How Long 'til Black Future Month

Speculative fiction anthologies and short story collections have a tendency to be tricky things. Indeed, more often than not they are padded with duds and filler material that can take something away from the overall reading experience.

Understandably, I was expecting the same from N. K. Jemisin's How Long 'til Black Future Month. That's just the way love goes, after all. Imagine my surprise when I discovered that it wasn't the case. This short fiction collection is packed with quality pieces from start to finish. And while, as a matter of course, some stories stand out more than others, I'd still claim that it's pretty much all killer and no filler.

If you have yet to give Jemisin a shot, How Long 'til Black Future Month showcases the length and breadth of the author's imagination and gives you a good idea of the themes she likes to explore in her novels. And if you are an existing fan, then you'll find much to love about this collection.

Here's the blurb:

Three-time Hugo Award winner and NYT bestselling author N. K. Jemisin sharply examines modern society in her first collection of short fiction.

N. K. Jemisin is one of the most powerful and acclaimed authors of our time. In the first collection of her evocative short fiction, which includes never-before-seen stories, Jemisin equally challenges and delights readers with thought-provoking narratives of destruction, rebirth, and redemption.

Spirits haunt the flooded streets of New Orleans in the aftermath of Hurricane Katrina. In a parallel universe, a utopian society watches our world, trying to learn from our mistakes. A black mother in the Jim Crow South must save her daughter from a fey offering impossible promises. And in the Hugo award-nominated short story "The City Born Great," a young street kid fights to give birth to an old metropolis's soul.
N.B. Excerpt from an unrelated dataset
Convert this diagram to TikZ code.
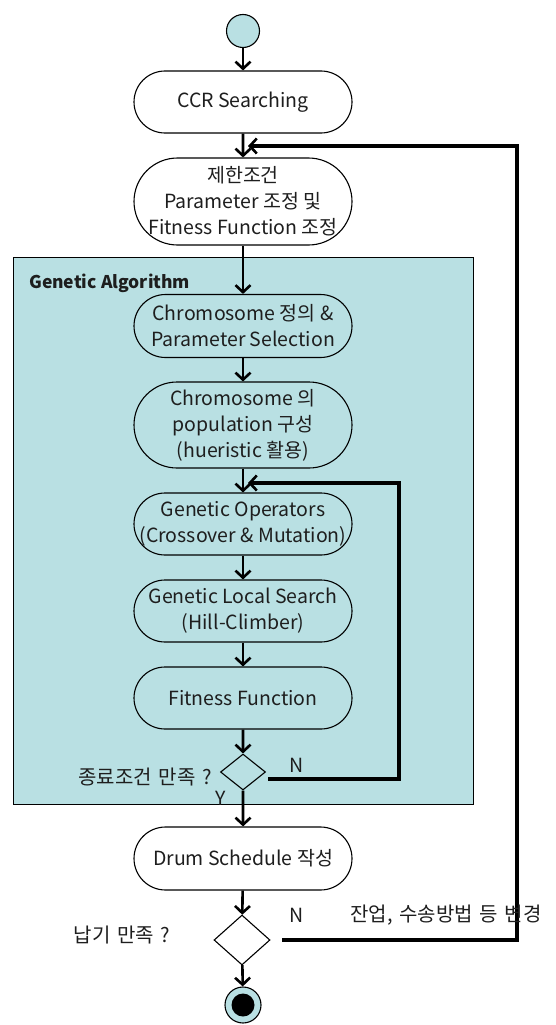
\documentclass[tikz,border=0pt]{standalone}
\usepackage{fontspec}
\setmainfont{Noto Sans CJK KR}
\newfontfamily\krw[WordSpace=1.5]{Noto Sans CJK KR}
\usetikzlibrary{shapes.misc,shapes.geometric,arrows.meta}
\definecolor{gacyan}{RGB}{185,224,227}
\definecolor{txt}{RGB}{30,30,30}
\newcommand{\zw}[1]{\makebox[0pt]{#1}}
\begin{document}
\begin{tikzpicture}[x=1pt,y=-1pt,
  font=\fontsize{19.5}{26}\selectfont, text=txt,
  proc/.style={rounded rectangle, rounded rectangle arc length=180, draw, line width=1.1pt,
    minimum width=218pt, minimum height=62pt, inner sep=0pt, align=center},
  white/.style={fill=white},
  dec/.style={diamond, draw, line width=1.1pt, inner sep=0pt},
  ar/.style={line width=2.6pt, -{Straight Barb[length=7pt,width=15pt]}},
  fb/.style={line width=4pt, -{Straight Barb[length=7pt,width=15pt,line width=2.6pt]}},
  lbl/.style={inner sep=0pt},
  krl/.style={inner sep=0pt, font=\fontsize{20}{26}\krw}]
\useasboundingbox (0,0) rectangle (555,1025);

% Genetic Algorithm frame
\draw[fill=gacyan, line width=1pt] (13,257) rectangle (473,804);
\node[lbl, anchor=west, font=\fontsize{17.5}{20}\selectfont\bfseries] (galbl) at (29,283) {Genetic Algorithm};

% nodes
\node[circle, draw, fill=gacyan, line width=1.1pt, minimum size=33pt, inner sep=0pt] (start) at (243,31) {};
\node[proc, white] (ccr) at (243,102) {CCR Searching};
\node[proc, white, minimum height=87pt] (n2) at (243,201.5) {\zw{제한조건}\\\zw{Parameter 조정 및}\\\zw{Fitness Function 조정}};
\node[proc, minimum height=63pt] (c1) at (243,326) {\zw{Chromosome 정의 \&}\\\zw{Parameter Selection}};
\node[proc, minimum height=86pt] (c2) at (243,425) {\zw{Chromosome 의}\\\zw{population 구성}\\\zw{(hueristic 활용)}};
\node[proc] (go) at (243,524) {\zw{Genetic Operators}\\\zw{(Crossover \& Mutation)}};
\node[proc] (gls) at (243,611) {\zw{Genetic Local Search}\\\zw{(Hill-Climber)}};
\node[proc] (ff) at (243,698) {Fitness Function};
\node[dec, minimum width=45pt, minimum height=36pt] (d1) at (243,772) {};
\node[proc, white, minimum height=63pt] (drum) at (243,858.5) {Drum Schedule 작성};
\node[dec, fill=white, minimum width=56pt, minimum height=50pt] (d2) at (242,940) {};
\node[circle, draw, fill=gacyan, line width=1.1pt, minimum width=34pt, minimum height=36pt, inner sep=0pt] (end) at (243,1005) {};
\node[circle, fill=black, minimum size=23pt, inner sep=0pt] (endin) at (243,1005) {};

% labels
\node[krl, anchor=east] (q1) at (212,777) {종료조건 만족 ?};
\node[lbl] (y1) at (221,798) {Y};
\node[lbl] (n1) at (297,765) {N};
\node[krl] (q2) at (122,935) {납기 만족 ?};
\node[lbl] (nn2) at (297,915) {N};

% main flow
\draw[ar] (start) -- (ccr);
\draw[ar] (ccr) -- (n2);
\draw[ar] (n2) -- (c1);
\draw[ar] (c1) -- (c2);
\draw[ar] (c2) -- (go);
\draw[ar] (go) -- (gls);
\draw[ar] (gls) -- (ff);
\draw[ar] (ff) -- (d1);
\draw[ar] (d1) -- (drum);
\draw[ar] (drum) -- (d2);
\draw[ar] (d2) -- (end);

% inner loop
\coordinate (l1s) at (268,779);
\coordinate (l1e) at (248,483);
\draw[fb] (l1s) -- (399,779) -- (399,483) -- (l1e);

% outer loop
\coordinate (l2s) at (282,940);
\coordinate (l2e) at (248,146);
\draw[fb] (l2s) -- (517,940) -- (517,146) -- (l2e);

\node[krl, anchor=west] (chg) at (350,915) {잔업, 수송방법 등 변경};
\end{tikzpicture}
\end{document}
As N. K. Jemisin explains in her introduction, the tales comprising this collection chronicle her development as a writer. Some stories contain early forms of plot elements or characterization that were later refined in her novels. They all feature people of colors and different races. Many of these tales are about accepting differences and change. Many are thought-provoking and imbued with melancholy. All in all, How Long 'til Black Future Month is unlike any other SFF short story collection out there, and that's what makes it such a memorable read.
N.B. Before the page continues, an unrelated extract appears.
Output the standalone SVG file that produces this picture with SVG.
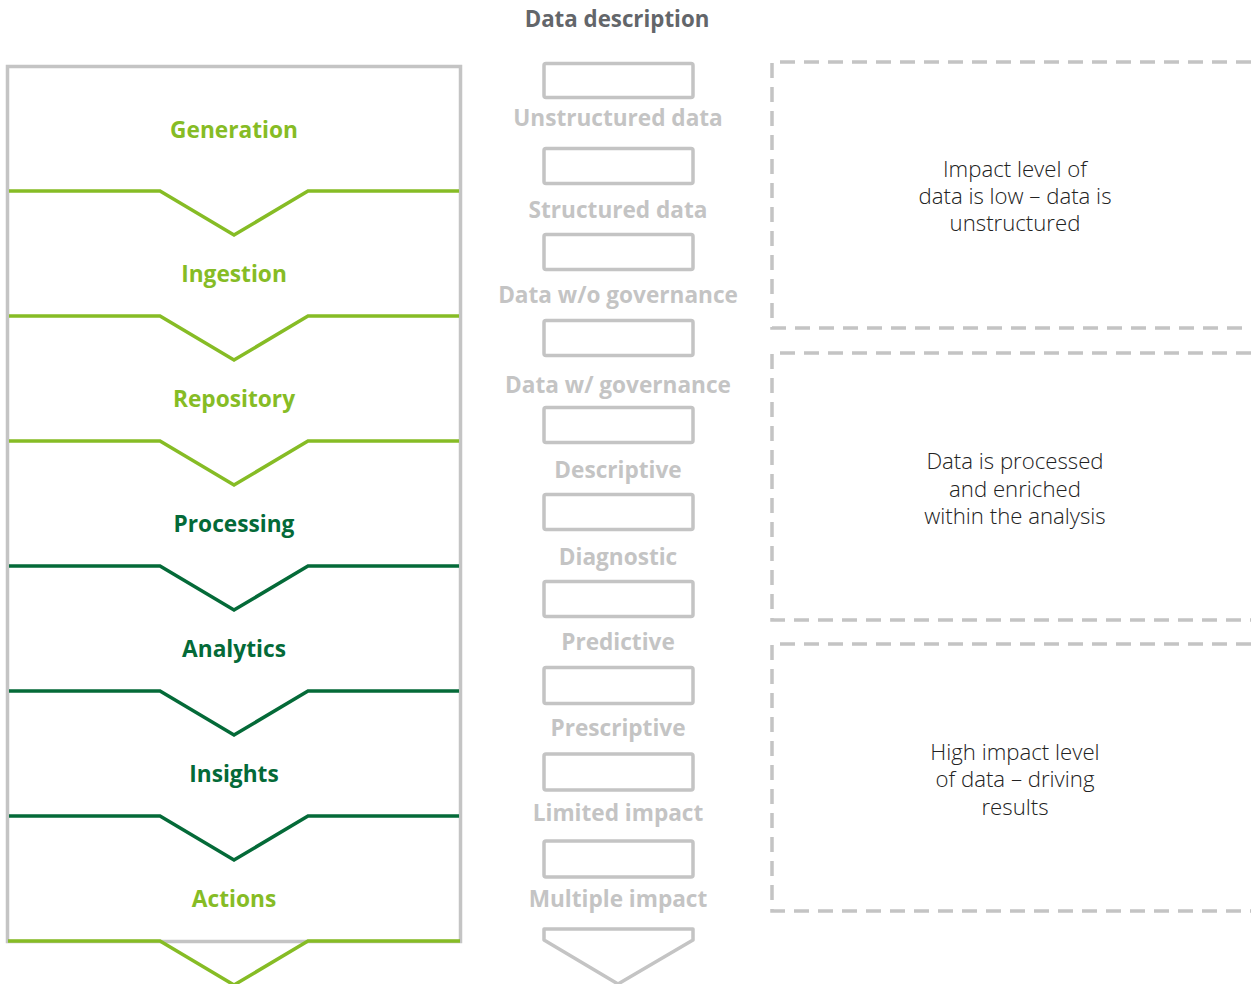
<svg xmlns="http://www.w3.org/2000/svg" width="1251" height="984" viewBox="0 0 1251 984">
<style>
.stage{font-family:"Open Sans","Liberation Sans",sans-serif;font-weight:700;font-size:22.7px;text-anchor:middle}
.lg{fill:#86bc25}
.dg{fill:#046a38}
.sepL{fill:none;stroke:#86bc25;stroke-width:3.5}
.sepD{fill:none;stroke:#046a38;stroke-width:3.5}
.box{fill:none;stroke:#c4c4c4;stroke-width:3.5;stroke-linejoin:round}
.dlabel{font-family:"Open Sans","Liberation Sans",sans-serif;font-weight:700;font-size:22.6px;fill:#c4c4c4;text-anchor:middle}
.title{font-family:"Open Sans","Liberation Sans",sans-serif;font-weight:700;font-size:22.3px;fill:#63666a;text-anchor:middle}
.dash{fill:none;stroke:#c4c4c4;stroke-width:3.5;stroke-dasharray:15 9}
.note{font-family:"Open Sans","Liberation Sans",sans-serif;font-weight:300;font-size:22.2px;fill:#222;text-anchor:middle}
</style>
<rect width="1251" height="984" fill="#fff"/>
<text class="title" x="617" y="27">Data description</text>

<g id="panel">
<rect x="7.5" y="66.5" width="453" height="875" fill="none" stroke="#c4c4c4" stroke-width="3.5"/>
</g>

<g id="connectors">
<path class="sepL" d="M9 191H160L234 235L308 191H459"/>
<path class="sepL" d="M9 316H160L234 360L308 316H459"/>
<path class="sepL" d="M9 441H160L234 485L308 441H459"/>
<path class="sepD" d="M9 566H160L234 610L308 566H459"/>
<path class="sepD" d="M9 691H160L234 735L308 691H459"/>
<path class="sepD" d="M9 816H160L234 860L308 816H459"/>
<path class="sepL" d="M8 941H160L234 985L308 941H460"/>
</g>

<g id="stage-generation"><text class="stage lg" x="234" y="138">Generation</text></g>
<g id="stage-ingestion"><text class="stage lg" x="234" y="282">Ingestion</text></g>
<g id="stage-repository"><text class="stage lg" x="234" y="407">Repository</text></g>
<g id="stage-processing"><text class="stage dg" x="234" y="532">Processing</text></g>
<g id="stage-analytics"><text class="stage dg" x="234" y="657">Analytics</text></g>
<g id="stage-insights"><text class="stage dg" x="234" y="782">Insights</text></g>
<g id="stage-actions"><text class="stage lg" x="234" y="907">Actions</text></g>

<g id="d-unstructured"><rect class="box" x="544" y="63.5" width="149" height="34" rx="2"/><text class="dlabel" x="618" y="126">Unstructured data</text></g>
<g id="d-structured"><rect class="box" x="544" y="148.5" width="149" height="35" rx="2"/><text class="dlabel" x="618" y="218">Structured data</text></g>
<g id="d-wo-governance"><rect class="box" x="544" y="234.5" width="149" height="35" rx="2"/><text class="dlabel" x="618" y="303">Data w/o governance</text></g>
<g id="d-w-governance"><rect class="box" x="544" y="320.5" width="149" height="35" rx="2"/><text class="dlabel" x="618" y="393">Data w/ governance</text></g>
<g id="d-descriptive"><rect class="box" x="544" y="407.5" width="149" height="35" rx="2"/><text class="dlabel" x="618" y="478">Descriptive</text></g>
<g id="d-diagnostic"><rect class="box" x="544" y="494.5" width="149" height="35" rx="2"/><text class="dlabel" x="618" y="565">Diagnostic</text></g>
<g id="d-predictive"><rect class="box" x="544" y="581.5" width="149" height="35" rx="2"/><text class="dlabel" x="618" y="650">Predictive</text></g>
<g id="d-prescriptive"><rect class="box" x="544" y="667.5" width="149" height="36" rx="2"/><text class="dlabel" x="618" y="736">Prescriptive</text></g>
<g id="d-limited"><rect class="box" x="544" y="754" width="149" height="36" rx="2"/><text class="dlabel" x="618" y="821">Limited impact</text></g>
<g id="d-multiple"><rect class="box" x="544" y="841" width="149" height="36" rx="2"/><text class="dlabel" x="618" y="907">Multiple impact</text></g>
<g id="d-arrow"><path class="box" d="M544 929H693V940L618 984L544 940Z"/></g>

<g id="note-low">
<path class="dash" d="M1251 62H772V328H1251"/>
<text class="note" x="1015" y="177">Impact level of</text>
<text class="note" x="1015" y="204">data is low – data is</text>
<text class="note" x="1015" y="231">unstructured</text>
</g>
<g id="note-processed">
<path class="dash" d="M1251 353H772V620H1251"/>
<text class="note" x="1015" y="469">Data is processed</text>
<text class="note" x="1015" y="497">and enriched</text>
<text class="note" x="1015" y="524">within the analysis</text>
</g>
<g id="note-high">
<path class="dash" d="M1251 644H772V911H1251"/>
<text class="note" x="1015" y="760">High impact level</text>
<text class="note" x="1015" y="787">of data – driving</text>
<text class="note" x="1015" y="815">results</text>
</g>
</svg>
The author explains that this collection is a meditation on how hard it's been for her to love fantasy and science fiction as a black woman. And these stories are her answer to what she considered to be the stagnating speculative genres. Sure, each one contains a socio-political commentary to a certain extent. Which, in the greater scheme of things is important. But even more important is the fact that these quality pieces are the product of a gifted writer, and that SFF has evolved enough that the market is now ready for these to be unveiled.
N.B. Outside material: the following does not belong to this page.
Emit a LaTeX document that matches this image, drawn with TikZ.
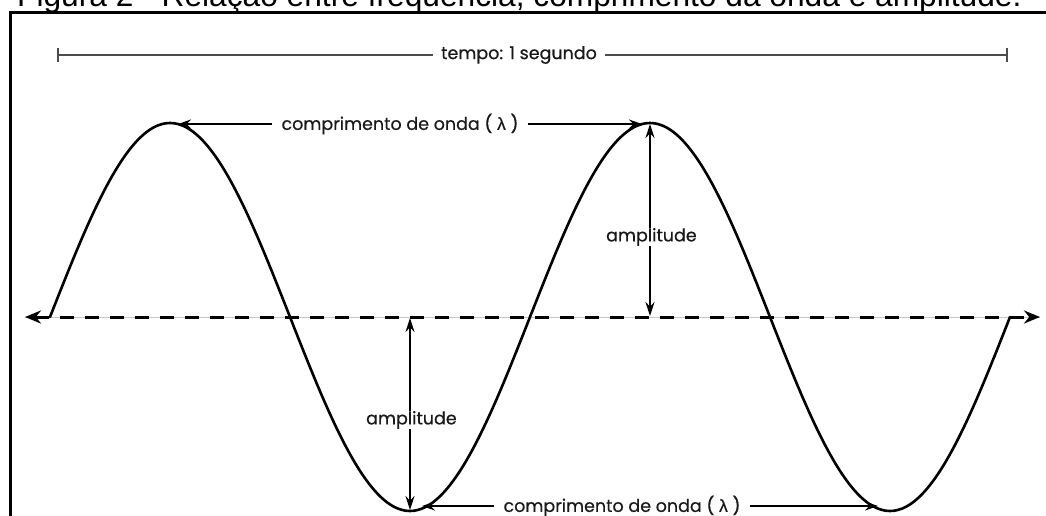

How Long 'til Black Future Month is comprised of twenty-two tales that all have something special. "Red Dirt Witch" definitely was one of my favorites. Others include "The Effluent Engine", "The Trojan Girl", "The Evaluators", "Walking Awake", "Stone Hunger", "The Narcomancer", and "Sinners, Saints, Dragons, and Haints, in the City Beneath the Still Waters".

Some of these short stories are abstract and experimental, others are powerful and touching. They are all quite different in style and tone, even though similar themes reappear in several of them. But all of them are good, which is what matters the most.

N. K. Jemisin's How Long 'til Black Future Month is a terrific read, one that should please the author's fans eagerly awaiting her next book and one that should win her some new readers who have yet to sample her novels.